Task
Using the data below, output the first line and every line after it up to and including the line containing "400, 0, 0];", exactly as written and with nothing added.

──────

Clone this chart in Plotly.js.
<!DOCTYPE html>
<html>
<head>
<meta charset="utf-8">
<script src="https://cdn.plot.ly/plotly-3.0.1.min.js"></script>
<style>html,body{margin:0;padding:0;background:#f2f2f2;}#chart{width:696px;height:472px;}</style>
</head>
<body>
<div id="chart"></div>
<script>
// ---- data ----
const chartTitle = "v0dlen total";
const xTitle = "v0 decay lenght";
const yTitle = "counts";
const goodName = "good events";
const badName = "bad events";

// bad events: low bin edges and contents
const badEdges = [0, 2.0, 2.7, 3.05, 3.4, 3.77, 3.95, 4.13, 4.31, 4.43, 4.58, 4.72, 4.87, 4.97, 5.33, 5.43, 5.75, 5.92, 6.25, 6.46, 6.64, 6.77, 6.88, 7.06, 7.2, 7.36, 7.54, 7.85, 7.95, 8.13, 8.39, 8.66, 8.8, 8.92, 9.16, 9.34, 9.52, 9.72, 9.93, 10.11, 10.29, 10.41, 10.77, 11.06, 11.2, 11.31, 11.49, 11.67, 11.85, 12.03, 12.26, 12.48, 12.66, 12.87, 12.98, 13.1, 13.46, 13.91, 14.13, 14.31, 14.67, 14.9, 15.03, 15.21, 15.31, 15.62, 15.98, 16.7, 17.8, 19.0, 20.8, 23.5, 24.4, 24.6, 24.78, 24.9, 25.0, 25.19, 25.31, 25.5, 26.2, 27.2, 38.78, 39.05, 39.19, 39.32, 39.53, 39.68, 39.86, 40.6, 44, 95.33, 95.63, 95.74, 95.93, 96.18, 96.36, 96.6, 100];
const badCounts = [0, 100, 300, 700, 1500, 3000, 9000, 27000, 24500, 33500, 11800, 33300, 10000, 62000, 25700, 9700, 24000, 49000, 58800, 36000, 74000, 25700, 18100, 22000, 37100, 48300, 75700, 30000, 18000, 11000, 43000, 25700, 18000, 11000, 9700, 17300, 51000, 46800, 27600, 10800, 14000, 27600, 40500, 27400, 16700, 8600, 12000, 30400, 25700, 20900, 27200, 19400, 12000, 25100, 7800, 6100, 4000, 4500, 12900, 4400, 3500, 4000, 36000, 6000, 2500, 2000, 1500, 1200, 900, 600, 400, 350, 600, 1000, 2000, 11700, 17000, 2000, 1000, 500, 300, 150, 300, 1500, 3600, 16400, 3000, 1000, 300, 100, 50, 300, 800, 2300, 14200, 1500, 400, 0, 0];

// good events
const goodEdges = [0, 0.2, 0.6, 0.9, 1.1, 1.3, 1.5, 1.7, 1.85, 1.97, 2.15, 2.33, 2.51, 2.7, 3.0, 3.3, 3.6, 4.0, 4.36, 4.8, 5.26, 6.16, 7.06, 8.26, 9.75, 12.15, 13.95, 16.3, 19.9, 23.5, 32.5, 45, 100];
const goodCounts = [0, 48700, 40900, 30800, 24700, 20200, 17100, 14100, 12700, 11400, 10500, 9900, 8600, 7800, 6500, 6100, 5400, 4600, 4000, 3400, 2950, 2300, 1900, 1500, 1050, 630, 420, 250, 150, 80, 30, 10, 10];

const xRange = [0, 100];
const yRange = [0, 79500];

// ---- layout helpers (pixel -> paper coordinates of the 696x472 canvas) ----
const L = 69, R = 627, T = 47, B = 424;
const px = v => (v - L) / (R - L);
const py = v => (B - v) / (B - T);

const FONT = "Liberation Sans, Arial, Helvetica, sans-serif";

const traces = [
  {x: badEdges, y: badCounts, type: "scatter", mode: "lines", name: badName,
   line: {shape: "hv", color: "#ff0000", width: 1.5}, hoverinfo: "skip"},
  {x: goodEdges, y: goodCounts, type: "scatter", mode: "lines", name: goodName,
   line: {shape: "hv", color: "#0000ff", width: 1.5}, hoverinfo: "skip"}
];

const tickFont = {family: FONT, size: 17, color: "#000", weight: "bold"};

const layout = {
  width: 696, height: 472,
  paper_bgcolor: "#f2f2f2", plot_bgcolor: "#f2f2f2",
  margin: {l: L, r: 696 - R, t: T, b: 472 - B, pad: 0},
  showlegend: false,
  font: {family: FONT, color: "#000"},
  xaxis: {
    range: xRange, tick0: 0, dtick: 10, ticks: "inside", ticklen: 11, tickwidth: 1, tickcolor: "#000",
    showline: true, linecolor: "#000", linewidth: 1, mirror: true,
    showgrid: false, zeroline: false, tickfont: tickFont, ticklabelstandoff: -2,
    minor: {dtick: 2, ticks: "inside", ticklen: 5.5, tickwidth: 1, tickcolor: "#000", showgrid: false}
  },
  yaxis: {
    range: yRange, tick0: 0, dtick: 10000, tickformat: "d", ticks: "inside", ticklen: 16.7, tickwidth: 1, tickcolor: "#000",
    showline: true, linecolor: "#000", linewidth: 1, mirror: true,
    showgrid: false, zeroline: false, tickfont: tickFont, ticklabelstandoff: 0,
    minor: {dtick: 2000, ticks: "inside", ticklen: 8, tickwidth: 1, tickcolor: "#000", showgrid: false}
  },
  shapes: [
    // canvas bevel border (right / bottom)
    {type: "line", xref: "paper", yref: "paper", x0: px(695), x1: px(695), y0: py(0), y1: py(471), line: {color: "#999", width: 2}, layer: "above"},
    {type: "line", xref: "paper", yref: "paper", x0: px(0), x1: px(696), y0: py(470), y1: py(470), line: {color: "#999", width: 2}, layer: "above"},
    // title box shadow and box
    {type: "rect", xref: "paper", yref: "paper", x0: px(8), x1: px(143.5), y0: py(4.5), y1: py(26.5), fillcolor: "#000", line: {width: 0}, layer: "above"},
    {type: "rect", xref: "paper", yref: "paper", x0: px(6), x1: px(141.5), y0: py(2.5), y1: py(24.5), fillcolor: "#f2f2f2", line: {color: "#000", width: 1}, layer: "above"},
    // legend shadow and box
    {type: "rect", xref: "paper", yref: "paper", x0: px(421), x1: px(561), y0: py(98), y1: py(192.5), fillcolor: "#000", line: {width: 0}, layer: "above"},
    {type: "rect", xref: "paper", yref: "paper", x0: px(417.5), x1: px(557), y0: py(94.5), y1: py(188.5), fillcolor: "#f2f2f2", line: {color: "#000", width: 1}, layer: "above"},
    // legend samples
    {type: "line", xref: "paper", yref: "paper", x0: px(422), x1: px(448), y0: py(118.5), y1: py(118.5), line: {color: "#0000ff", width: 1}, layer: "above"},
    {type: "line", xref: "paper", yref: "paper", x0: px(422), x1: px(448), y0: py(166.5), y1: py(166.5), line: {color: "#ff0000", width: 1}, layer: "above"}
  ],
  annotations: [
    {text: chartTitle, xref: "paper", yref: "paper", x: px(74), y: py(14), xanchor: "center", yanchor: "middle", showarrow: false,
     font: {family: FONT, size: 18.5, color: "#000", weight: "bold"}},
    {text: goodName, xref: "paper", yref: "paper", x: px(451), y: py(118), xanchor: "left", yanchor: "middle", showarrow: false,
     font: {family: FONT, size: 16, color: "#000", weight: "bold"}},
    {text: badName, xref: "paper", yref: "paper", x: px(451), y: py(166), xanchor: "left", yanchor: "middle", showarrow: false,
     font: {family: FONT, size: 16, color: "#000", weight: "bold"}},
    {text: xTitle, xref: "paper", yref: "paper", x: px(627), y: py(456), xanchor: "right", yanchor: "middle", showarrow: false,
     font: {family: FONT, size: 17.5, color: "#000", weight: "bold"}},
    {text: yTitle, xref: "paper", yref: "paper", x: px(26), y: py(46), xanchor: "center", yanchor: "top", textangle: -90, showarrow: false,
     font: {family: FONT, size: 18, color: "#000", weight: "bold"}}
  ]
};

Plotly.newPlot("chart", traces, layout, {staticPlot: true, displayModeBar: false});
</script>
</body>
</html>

──────

Response to this exercise
Clone this chart in Plotly.js.
<!DOCTYPE html>
<html>
<head>
<meta charset="utf-8">
<script src="https://cdn.plot.ly/plotly-3.0.1.min.js"></script>
<style>html,body{margin:0;padding:0;background:#f2f2f2;}#chart{width:696px;height:472px;}</style>
</head>
<body>
<div id="chart"></div>
<script>
// ---- data ----
const chartTitle = "v0dlen total";
const xTitle = "v0 decay lenght";
const yTitle = "counts";
const goodName = "good events";
const badName = "bad events";

// bad events: low bin edges and contents
const badEdges = [0, 2.0, 2.7, 3.05, 3.4, 3.77, 3.95, 4.13, 4.31, 4.43, 4.58, 4.72, 4.87, 4.97, 5.33, 5.43, 5.75, 5.92, 6.25, 6.46, 6.64, 6.77, 6.88, 7.06, 7.2, 7.36, 7.54, 7.85, 7.95, 8.13, 8.39, 8.66, 8.8, 8.92, 9.16, 9.34, 9.52, 9.72, 9.93, 10.11, 10.29, 10.41, 10.77, 11.06, 11.2, 11.31, 11.49, 11.67, 11.85, 12.03, 12.26, 12.48, 12.66, 12.87, 12.98, 13.1, 13.46, 13.91, 14.13, 14.31, 14.67, 14.9, 15.03, 15.21, 15.31, 15.62, 15.98, 16.7, 17.8, 19.0, 20.8, 23.5, 24.4, 24.6, 24.78, 24.9, 25.0, 25.19, 25.31, 25.5, 26.2, 27.2, 38.78, 39.05, 39.19, 39.32, 39.53, 39.68, 39.86, 40.6, 44, 95.33, 95.63, 95.74, 95.93, 96.18, 96.36, 96.6, 100];
const badCounts = [0, 100, 300, 700, 1500, 3000, 9000, 27000, 24500, 33500, 11800, 33300, 10000, 62000, 25700, 9700, 24000, 49000, 58800, 36000, 74000, 25700, 18100, 22000, 37100, 48300, 75700, 30000, 18000, 11000, 43000, 25700, 18000, 11000, 9700, 17300, 51000, 46800, 27600, 10800, 14000, 27600, 40500, 27400, 16700, 8600, 12000, 30400, 25700, 20900, 27200, 19400, 12000, 25100, 7800, 6100, 4000, 4500, 12900, 4400, 3500, 4000, 36000, 6000, 2500, 2000, 1500, 1200, 900, 600, 400, 350, 600, 1000, 2000, 11700, 17000, 2000, 1000, 500, 300, 150, 300, 1500, 3600, 16400, 3000, 1000, 300, 100, 50, 300, 800, 2300, 14200, 1500, 400, 0, 0];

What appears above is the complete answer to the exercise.